Essas práticas são uma afronta à livre concorrência e desobedecem preceitos legais contidos na Lei nº 12.529, de 2011, especificamente o artigo 36 que prevê serem infração da ordem econômica os atos limitadores da livre concorrência e da livre iniciativa, bem como exercer de forma abusiva posição dominante no mercado.
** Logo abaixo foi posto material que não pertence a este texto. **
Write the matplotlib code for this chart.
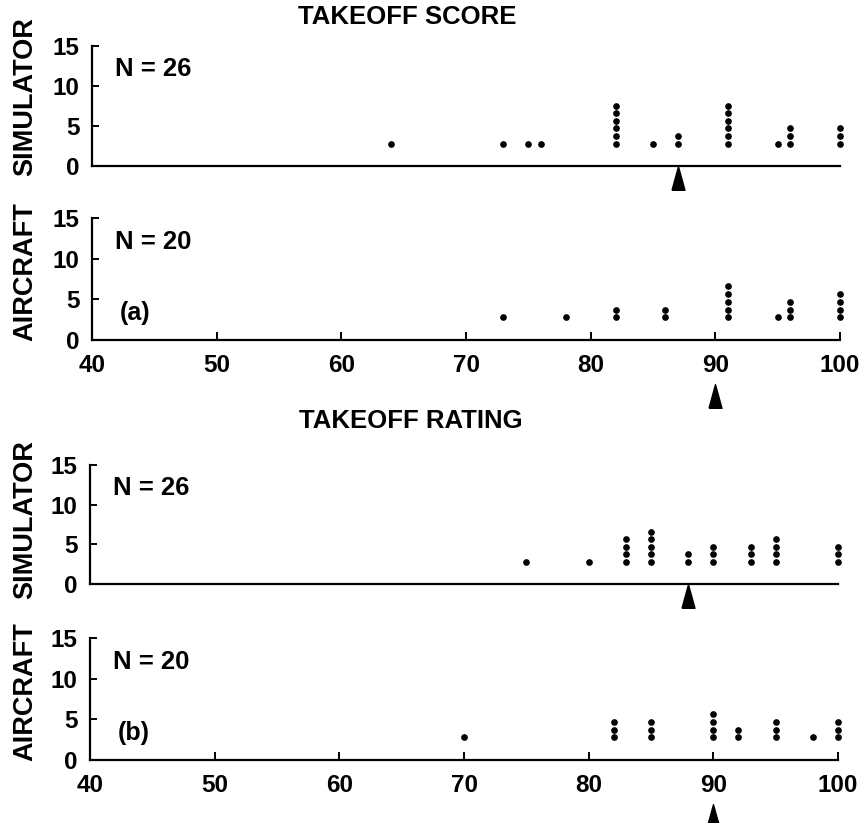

Já o artigo 37 prevê que as multas podem variar de 0,1% a 20% do faturamento bruto da empresa, grupo ou conglomerado.

A prática acima produz o fortalecimento do grande produtor e também acarreta a fragilização do pequeno produtor rural, o qual tem uma importância social significativa ao gerar a maior parte dos empregos no meio rural, manter o homem rural no campo, produzir alimentos para o mercado interno e conseguem manter em suas propriedades uma maior diversidade do meio-ambiente. Por outro lado, o grande produtor rural é o responsável pela grande produção de produtos exportáveis, como soja, milho, etc., exerce uma monocultura altamente mecanizada e com pouco uso de mão-de-obra, faz uso intensivo da terra e elimina toda a biodiversidade do meio-ambiente.

Além das operações referidas acima, após os resultados eleitorais do segundo turno das eleições presidenciais, no dia 28 de outubro, com a eleição de Jair Bolsonaro para presidente da República, começaram as discussões sobre a diminuição no número de ministérios, fusão, extinção e, neste contexto, cogitou-se da união dos Ministérios da Agricultura e do Meio Ambiente.

O Ministério da Agricultura geralmente tem como ministro titular uma pessoa ligada à bancada rural, para defender os interesses diversos do setor, principalmente negociais e financeiros.

Agora, a união do Ministério da Agricultura com o Meio Ambiente geraria a submissão da pasta de Meio Ambiente aos interesses comerciais do agronegócio, seria uma integração meramente formal, onde o que prepondera sempre é o interesse financeiro.

Na eventual união dos ministérios, o meio ambiente será prejudicado. Tem uma propaganda sobre o agronegócio mostrando diversos produtos do agronegócio, com os slogans, por exemplo, “abelha é agro”, “peixe é agro”, passar-se-ia a ser entendido que “meio-ambiente é agro”. Não podemos aceitar tamanha sujeição do meio-ambiente aos interesses comerciais.

A futura ministra da Agricultura, Tereza Cristina, deputada federal do DEM, indicada pela bancada rural, afirmou que a fusão com o meio-ambiente traria mais ônus do que bônus, pois poderia acarretar barreiras comerciais aos produtos brasileiros.

Após tudo, podemos afirmar que o interesse único do Ministério da Agricultura é aumentar o faturamento das grandes empresas do agronegócio, mesmo com prejuízos para os consumidores, o pequeno produtor rural e o meio-ambiente.

Uma das formas do consumidor se proteger é fortalecer os pequenos produtores locais ao adquirir produtos agrícolas nas feiras locais de sua cidade, consumindo frutas, verduras, ovos e carnes produzidas nas adjacências, as quais geralmente são de boa qualidade e sem o uso de agrotóxicos.